Her only defence was that her otherwise criminal conduct was excused by the defence of necessity. She relied on the fact that the chickens were being subject to cruelty, including by being deprived of food and water, and that her conduct was done to protect them from further harm. The Local Court magistrate rejected that defence, concluding that there was no "situation of imminent peril" that would enliven the defence, and that the applicant's actions were not "proportionate". The RSPCA officers had attended the property earlier that day and ensured the chickens were provided with sufficient feed and water.
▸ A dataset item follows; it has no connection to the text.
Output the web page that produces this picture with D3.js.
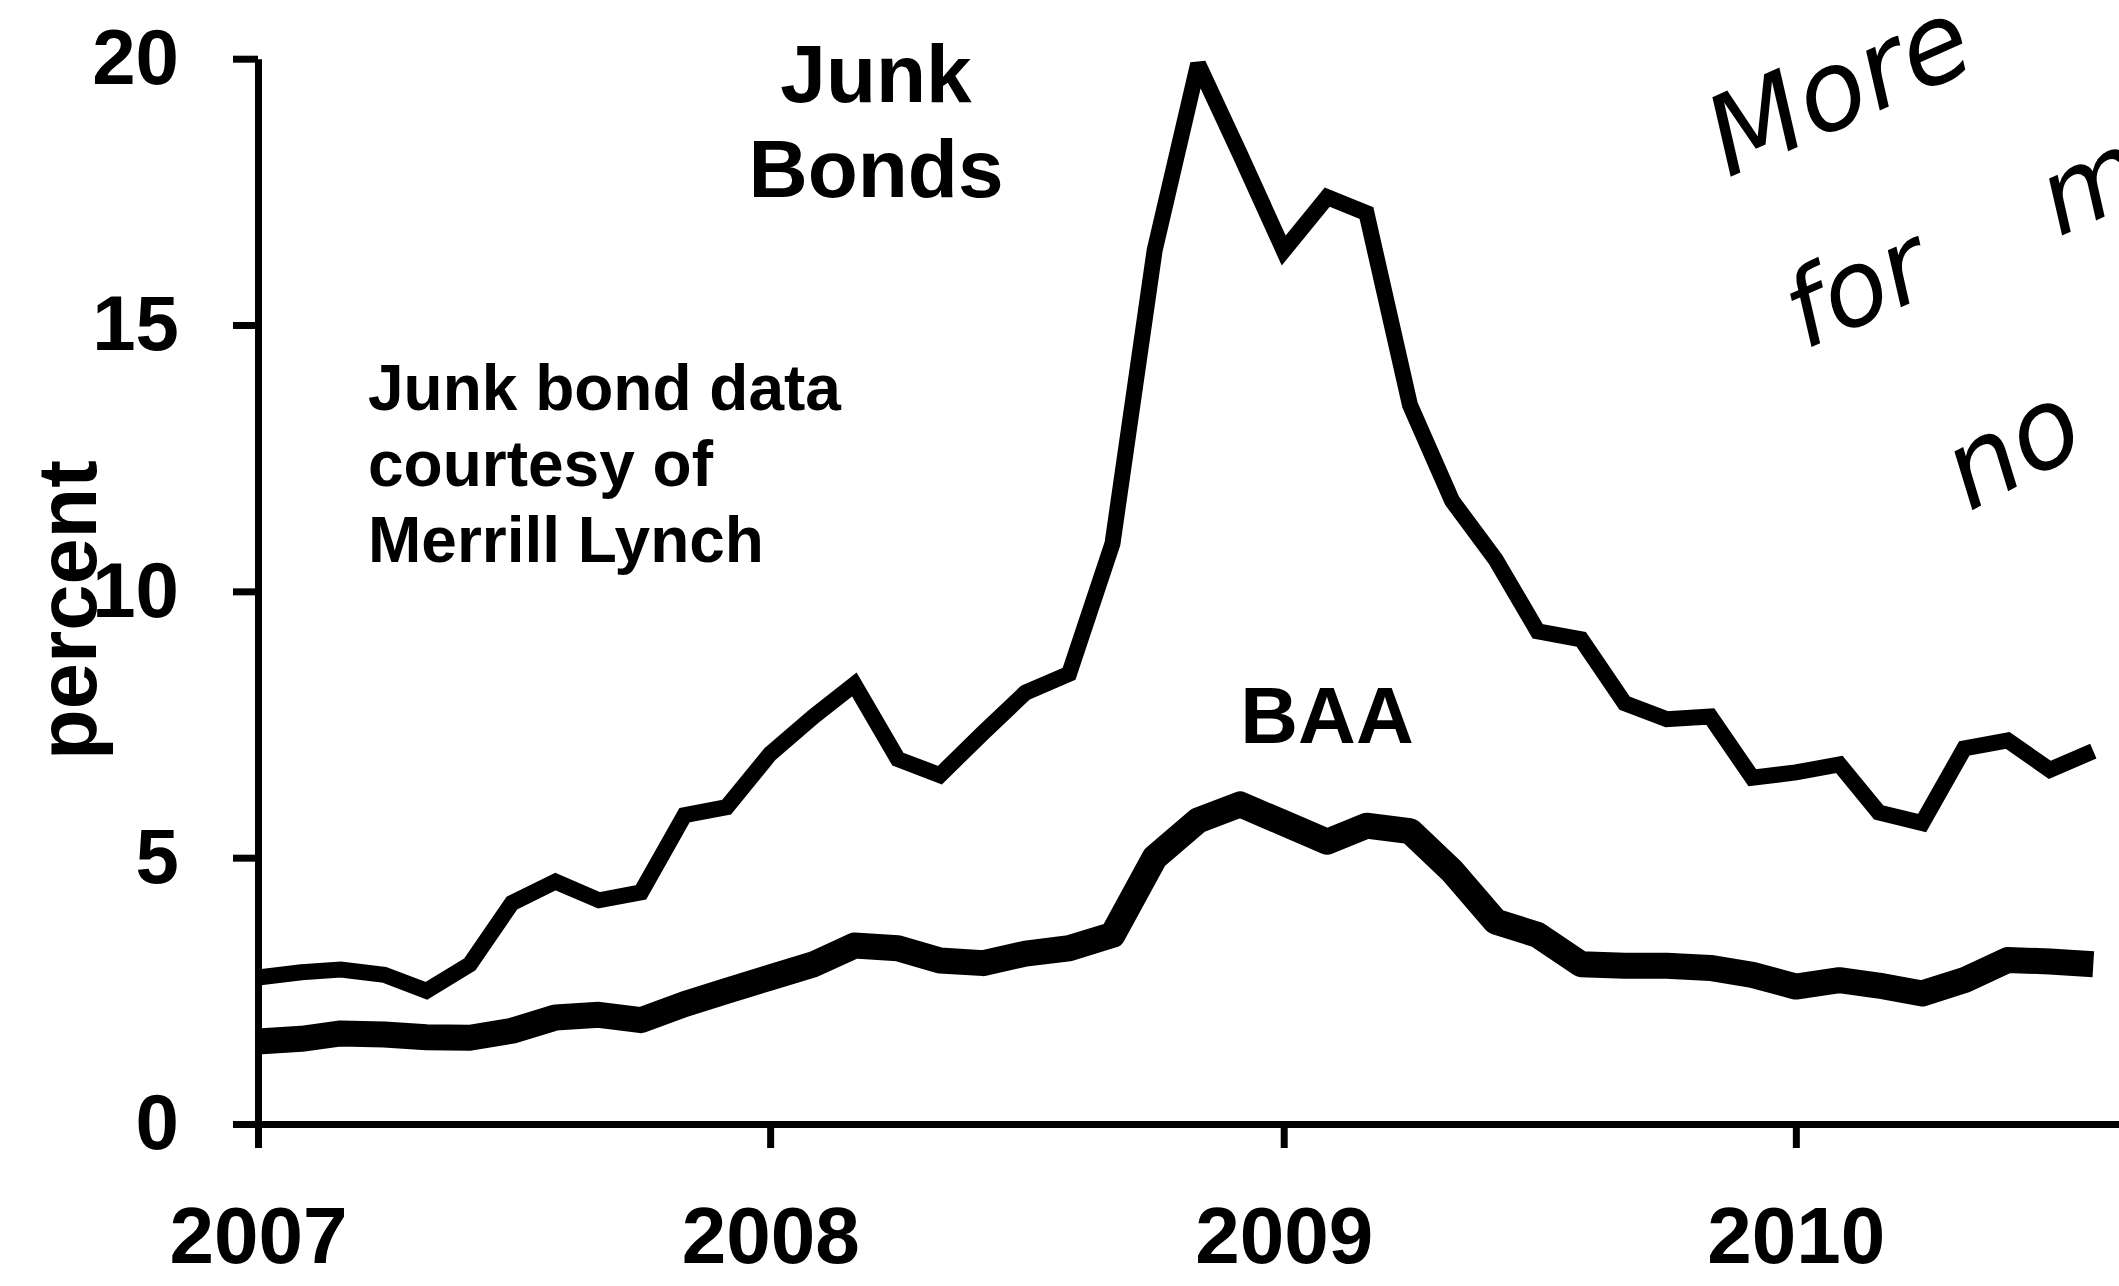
<!DOCTYPE html>
<html lang="en">
  <head>
    <meta charset="UTF-8" />
    <title>Junk Bonds vs BAA</title>
    <script src="https://d3js.org/d3.v7.min.js"></script>
    <style>
      body {
        margin: 0;
        background: #ffffff;
      }
      #chart {
        width: 2119px;
        height: 1286px;
      }
      .axis path,
      .axis line {
        stroke: #000;
        stroke-width: 7px;
      }
      .axis text {
        fill: #000;
        font-family: "Liberation Sans", Arial, sans-serif;
        font-weight: bold;
      }
      .label {
        font-family: "Liberation Sans", Arial, sans-serif;
        font-weight: bold;
        fill: #000;
      }
      .hand {
        font-family: "DejaVu Sans", sans-serif;
        font-weight: 200;
        font-style: italic;
        fill: #000;
        white-space: pre;
      }
    </style>
  </head>
  <body>
    <div id="chart"></div>
    <script>
      // monthly observations, Jan 2007 - Aug 2010
      const months = [
        "2007-01", "2007-02", "2007-03", "2007-04", "2007-05", "2007-06",
        "2007-07", "2007-08", "2007-09", "2007-10", "2007-11", "2007-12",
        "2008-01", "2008-02", "2008-03", "2008-04", "2008-05", "2008-06",
        "2008-07", "2008-08", "2008-09", "2008-10", "2008-11", "2008-12",
        "2009-01", "2009-02", "2009-03", "2009-04", "2009-05", "2009-06",
        "2009-07", "2009-08", "2009-09", "2009-10", "2009-11", "2009-12",
        "2010-01", "2010-02", "2010-03", "2010-04", "2010-05", "2010-06",
        "2010-07", "2010-08"
      ];

      const junk = [
        2.75, 2.85, 2.9, 2.8, 2.5, 3.0, 4.15, 4.55, 4.2, 4.35, 5.8, 5.95,
        6.95, 7.65, 8.25, 6.85, 6.55, 7.35, 8.1, 8.45, 10.9, 16.4, 19.9, 18.2,
        16.4, 17.4, 17.1, 13.5, 11.7, 10.6, 9.25, 9.1, 7.9, 7.6, 7.65, 6.5,
        6.6, 6.75, 5.85, 5.65, 7.05, 7.2, 6.65, 7.0
      ];

      const baa = [
        1.55, 1.6, 1.7, 1.68, 1.63, 1.62, 1.75, 2.0, 2.05, 1.95, 2.25, 2.5,
        2.75, 3.0, 3.35, 3.3, 3.07, 3.02, 3.2, 3.3, 3.55, 5.0, 5.7, 6.0,
        5.65, 5.3, 5.6, 5.5, 4.75, 3.8, 3.55, 3.0, 2.97, 2.97, 2.93, 2.8,
        2.58, 2.7, 2.6, 2.45, 2.7, 3.08, 3.05, 3.0
      ];

      const yearTicks = ["2007", "2008", "2009", "2010"];
      const yTicks = [0, 5, 10, 15, 20];

      const width = 2119;
      const height = 1286;

      const parseMonth = d3.timeParse("%Y-%m");
      const parseYear = d3.timeParse("%Y");

      const svg = d3
        .select("#chart")
        .append("svg")
        .attr("width", width)
        .attr("height", height);

      // one year = 512.5px, axis runs off the right edge
      const x = d3
        .scaleTime()
        .domain([parseYear("2007"), parseYear("2011")])
        .range([258, 258 + 4 * 512.5]);

      const y = d3.scaleLinear().domain([0, 20]).range([1124, 58.7]);

      const xAxis = d3
        .axisBottom(x)
        .tickValues(yearTicks.map(parseYear))
        .tickFormat(d3.timeFormat("%Y"))
        .tickSize(24)
        .tickSizeOuter(0)
        .tickPadding(58);

      const yAxis = d3
        .axisLeft(y)
        .tickValues(yTicks)
        .tickSize(25)
        .tickSizeOuter(0)
        .tickPadding(54);

      svg
        .append("g")
        .attr("class", "axis")
        .attr("transform", "translate(0," + y(0) + ")")
        .call(xAxis)
        .selectAll("text")
        .style("font-size", "80px");

      svg
        .append("g")
        .attr("class", "axis")
        .attr("transform", "translate(" + x(parseYear("2007")) + ",0)")
        .call(yAxis)
        .selectAll("text")
        .style("font-size", "78px");

      const line = d3
        .line()
        .x((d, i) => x(parseMonth(months[i])))
        .y((d) => y(d));

      svg
        .append("path")
        .datum(baa)
        .attr("d", line)
        .attr("fill", "none")
        .attr("stroke", "#000")
        .attr("stroke-width", 26)
        .attr("stroke-linejoin", "round")
        .attr("stroke-linecap", "butt");

      svg
        .append("path")
        .datum(junk)
        .attr("d", line)
        .attr("fill", "none")
        .attr("stroke", "#000")
        .attr("stroke-width", 16)
        .attr("stroke-linejoin", "miter")
        .attr("stroke-miterlimit", 3);

      // y axis title
      svg
        .append("text")
        .attr("class", "label")
        .attr("transform", "translate(96,610) rotate(-90)")
        .attr("text-anchor", "middle")
        .style("font-size", "83px")
        .text("percent");

      // series labels
      svg
        .append("text")
        .attr("class", "label")
        .attr("x", 876)
        .attr("y", 102)
        .attr("text-anchor", "middle")
        .style("font-size", "82px")
        .text("Junk");
      svg
        .append("text")
        .attr("class", "label")
        .attr("x", 876)
        .attr("y", 197)
        .attr("text-anchor", "middle")
        .style("font-size", "82px")
        .text("Bonds");

      svg
        .append("text")
        .attr("class", "label")
        .attr("x", 1327)
        .attr("y", 743)
        .attr("text-anchor", "middle")
        .style("font-size", "80px")
        .text("BAA");

      const note = ["Junk bond data", "courtesy of", "Merrill Lynch"];
      svg
        .selectAll("text.note")
        .data(note)
        .enter()
        .append("text")
        .attr("class", "label note")
        .attr("x", 368)
        .attr("y", (d, i) => 410 + i * 76)
        .style("font-size", "64px")
        .text((d) => d);

      // handwritten note, cut off by the right page edge
      const hand = [
        { t: "More", x: 1728, y: 178, a: -24, s: 110 },
        { t: "for    m", x: 1805, y: 350, a: -24, s: 105 },
        { t: "no", x: 1969, y: 512, a: -28, s: 110 }
      ];
      svg
        .selectAll("text.hand")
        .data(hand)
        .enter()
        .append("text")
        .attr("class", "hand")
        .attr("transform", (d) => "translate(" + d.x + "," + d.y + ") rotate(" + d.a + ")")
        .style("font-size", (d) => d.s + "px")
        .text((d) => d.t);
    </script>
  </body>
</html>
The applicant was granted leave to appeal to the Supreme Court under Crimes (Appeal and Review) Act 2001 (NSW), s 52. The primary judge (Adamson J) dismissed her appeal. Her Honour described that defence as having three elements, two of which were not satisfied. In particular, the "purpose" element was not satisfied because it required the unlawful conduct to be in response to a threat of death or serious injury to the applicant or someone else. The "proportionality" element also was not satisfied, that element requiring, as a matter of objective fact, that there was no alternative response to the threatened harm other than to engage in the wrongful conduct. The applicant sought leave to appeal from those orders.
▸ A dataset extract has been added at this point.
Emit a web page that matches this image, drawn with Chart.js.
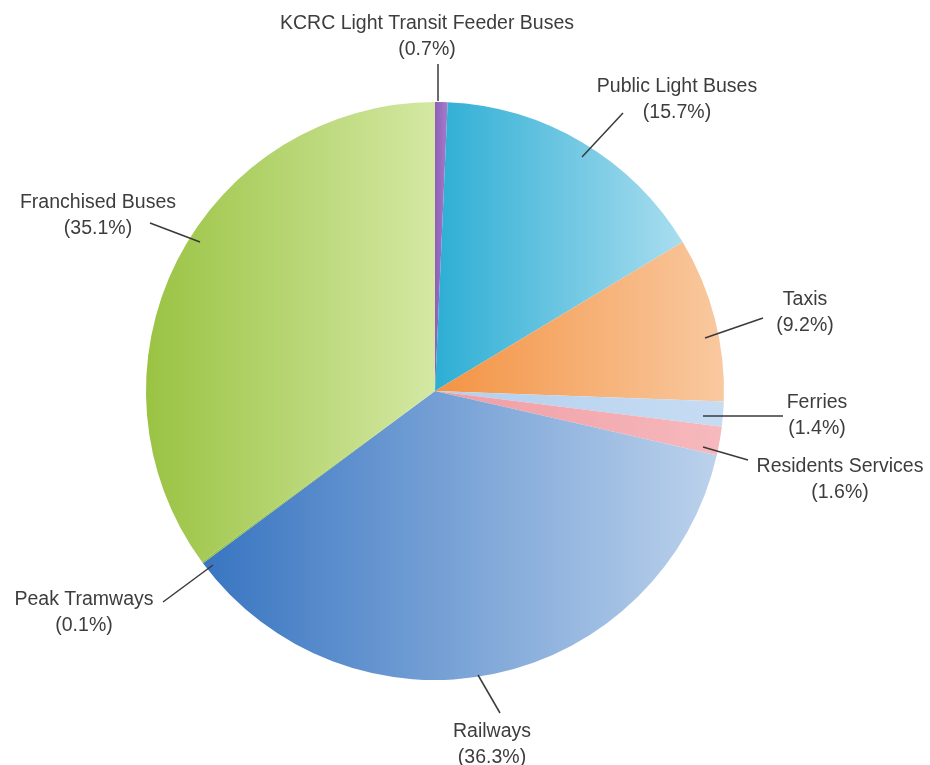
<!DOCTYPE html>
<html>
<head>
<meta charset="utf-8">
<script src="https://cdn.jsdelivr.net/npm/chart.js@4/dist/chart.umd.min.js"></script>
<style>
  html, body { margin: 0; padding: 0; background: #ffffff; }
  #wrap { width: 930px; height: 765px; }
</style>
</head>
<body>
<div id="wrap"><canvas id="pie" width="930" height="765"></canvas></div>
<script>
// Share of public transport passenger journeys by mode (%)
const categories = [
  'KCRC Light Transit Feeder Buses',
  'Public Light Buses',
  'Taxis',
  'Ferries',
  'Residents Services',
  'Railways',
  'Peak Tramways',
  'Franchised Buses'
];
const shares = [0.7, 15.7, 9.2, 1.4, 1.6, 36.3, 0.1, 35.1];

// Each slice shades from a deeper tone on its left to a paler one on its right
const darkTones  = ['#8f5fb8', '#2daed4', '#f39343', '#b3cfee', '#f09ca3', '#3875c1', '#8fbf48', '#9ac343'];
const lightTones = ['#a57ccb', '#a9ddef', '#f9c9a0', '#c6dcf3', '#f6b9bd', '#bcd2ec', '#a6cc60', '#d4e8a3'];

// Label anchors: [text x, first baseline, leader outer x, outer y, leader inner x, inner y]
const labelLayout = [
  [427,  29, 438,  64, 438, 101],
  [677,  92, 623, 113, 582, 157],
  [805, 305, 763, 318, 705, 338],
  [817, 408, 783, 416, 703, 416],
  [840, 472, 748, 460, 703, 447],
  [492, 737, 500, 713, 478, 675],
  [84,  605, 163, 602, 213, 565],
  [98,  208, 150, 223, 200, 242]
];

function sliceGradient(ctx) {
  const chart = ctx.chart;
  const area = chart.chartArea;
  if (!area) return darkTones[ctx.dataIndex];
  const i = ctx.dataIndex;
  const cx = (area.left + area.right) / 2;
  const cy = (area.top + area.bottom) / 2;
  const r = Math.min(area.right - area.left, area.bottom - area.top) / 2;
  const total = shares.reduce((a, b) => a + b, 0);
  let before = 0;
  for (let k = 0; k < i; k++) before += shares[k];
  const a0 = before / total * Math.PI * 2;
  const a1 = (before + shares[i]) / total * Math.PI * 2;
  // horizontal extent of the wedge (angles measured clockwise from 12 o'clock)
  let minX = cx, maxX = cx;
  const steps = 60;
  for (let s = 0; s <= steps; s++) {
    const a = a0 + (a1 - a0) * s / steps;
    const x = cx + r * Math.sin(a);
    if (x < minX) minX = x;
    if (x > maxX) maxX = x;
  }
  if (maxX - minX < 2) { minX -= 1; maxX += 1; }
  const g = chart.ctx.createLinearGradient(minX, cy, maxX, cy);
  g.addColorStop(0, darkTones[i]);
  g.addColorStop(1, lightTones[i]);
  return g;
}

const outsideLabels = {
  id: 'outsideLabels',
  afterDraw(chart) {
    const c = chart.ctx;
    c.save();
    c.strokeStyle = '#3a3a3a';
    c.lineWidth = 1.5;
    labelLayout.forEach((p) => {
      c.beginPath();
      c.moveTo(p[2], p[3]);
      c.lineTo(p[4], p[5]);
      c.stroke();
    });
    c.fillStyle = '#3d3d3d';
    c.font = '19.5px "Liberation Sans", Arial, sans-serif';
    c.textAlign = 'center';
    c.textBaseline = 'alphabetic';
    categories.forEach((name, i) => {
      const p = labelLayout[i];
      c.fillText(name, p[0], p[1]);
      c.fillText('(' + shares[i].toFixed(1) + '%)', p[0], p[1] + 26);
    });
    c.restore();
  }
};

new Chart(document.getElementById('pie'), {
  type: 'pie',
  data: {
    labels: categories,
    datasets: [{
      data: shares,
      backgroundColor: sliceGradient,
      borderWidth: 0
    }]
  },
  options: {
    responsive: false,
    devicePixelRatio: 1,
    animation: false,
    layout: { padding: { left: 146, right: 206, top: 102, bottom: 85 } },
    plugins: {
      legend: { display: false },
      tooltip: { enabled: false }
    }
  },
  plugins: [outsideLabels]
});
</script>
</body>
</html>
The Court (Meagher JA, Basten JA and Emmett AJA agreeing) held, dismissing the appeal:
Section 4(1) of the Act makes clear that the accused bears the onus of establishing, on the balance of probabilities, that they had a "lawful excuse" for entering the inclosed lands. Accordingly the primary judge erred in proceeding on the basis that the applicant had the evidentiary onus of raising the defence, and the prosecutor had the legal burden of disproving it. However, that error made no difference to the primary judge's conclusion: at [1] (Basten JA), [34], [36] (Meagher JA), [55] (Emmett AJA).
Sodeman v The King (1936) 55 CLR 192, Director of Public Prosecutions v Wille (1999) 47 NSWLR 255 considered.
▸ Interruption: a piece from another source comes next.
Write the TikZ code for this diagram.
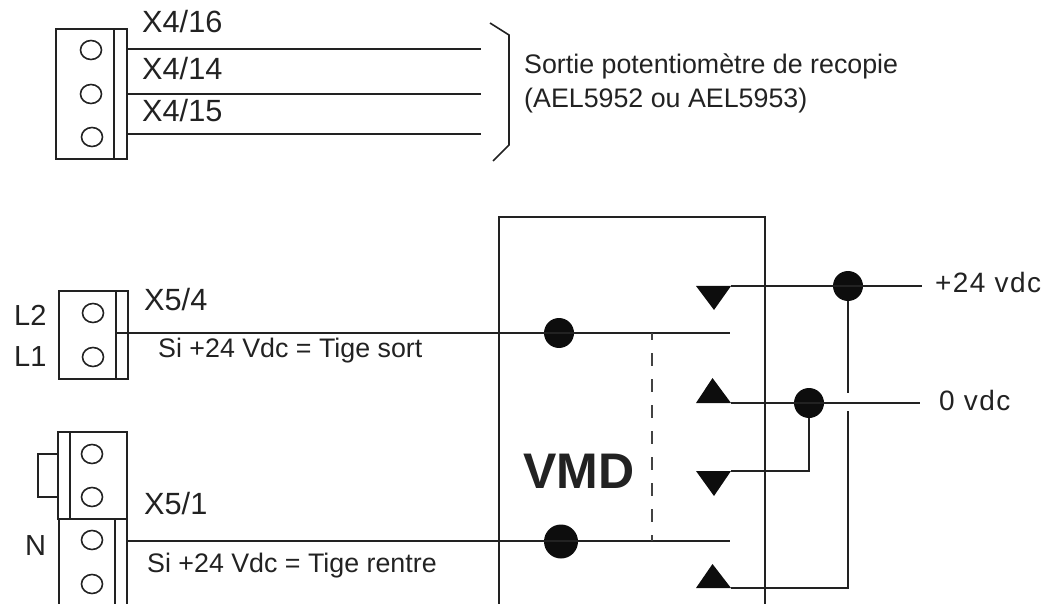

The defence is only available where the accused's otherwise unlawful conduct was in response to a threat of death or serious injury to them or some other person. The authorities do not support the defence as extending to conduct undertaken to avoid threatened harm to animals or property. Such an extension is inconsistent with the defence only being available where the circumstances overwhelmingly impel disobedience to the law: at [1] (Basten JA), [39]-[43] (Meagher JA), [55] (Emmett AJA).
Perka v The Queen [1984] 2 SCR 232, R v Rogers (1996) 86 A Crim R 542, R v Quayle [2005] 1 WLR 3642, Mouse's Case (1608) 12 Co Rep 63; 77 ER 1341, The Gratitudine (1801) 3 C Rob 240, 165 ER 45; Johnson v Phillips [1976] 1 WLR 65 considered.
The accused must honestly believe on reasonable grounds that their actions were necessary to respond to a threat of the kind described. Whether there were reasonable grounds for that belief requires consideration of the reasonableness and proportionality of the accused's responding conduct, and in particular whether the threated harm could have been avoided by some other lawful means: at [1] (Basten JA), [44]-[46] (Meagher JA), [55] (Emmett AJA).
Perka v The Queen [1984] 2 SCR 232, Zecevic v Director of Public Prosecutions (1987) 162 CLR 645; [1987] 26, R v Rogers (1996) 86 A Crim R 542, R v Quayle [2005] 1 WLR 3642, considered.
The agreed facts did not establish that there was a threat of death or serious injury which meant the applicant had no real choice, in protecting her safety or that of some other person, than to engage in the conduct sought to be excused. As a result the defence could not be made out, and there was no utility in granting leave to appeal: at [1] (Basten JA), [48]-[49] (Meagher JA), [55] (Emmett AJA).
Perka v The Queen [1984] 2 SCR 232, R v Rogers (1996) 86 A Crim R 542, R v Quayle [2005] 1 WLR 3642, considered.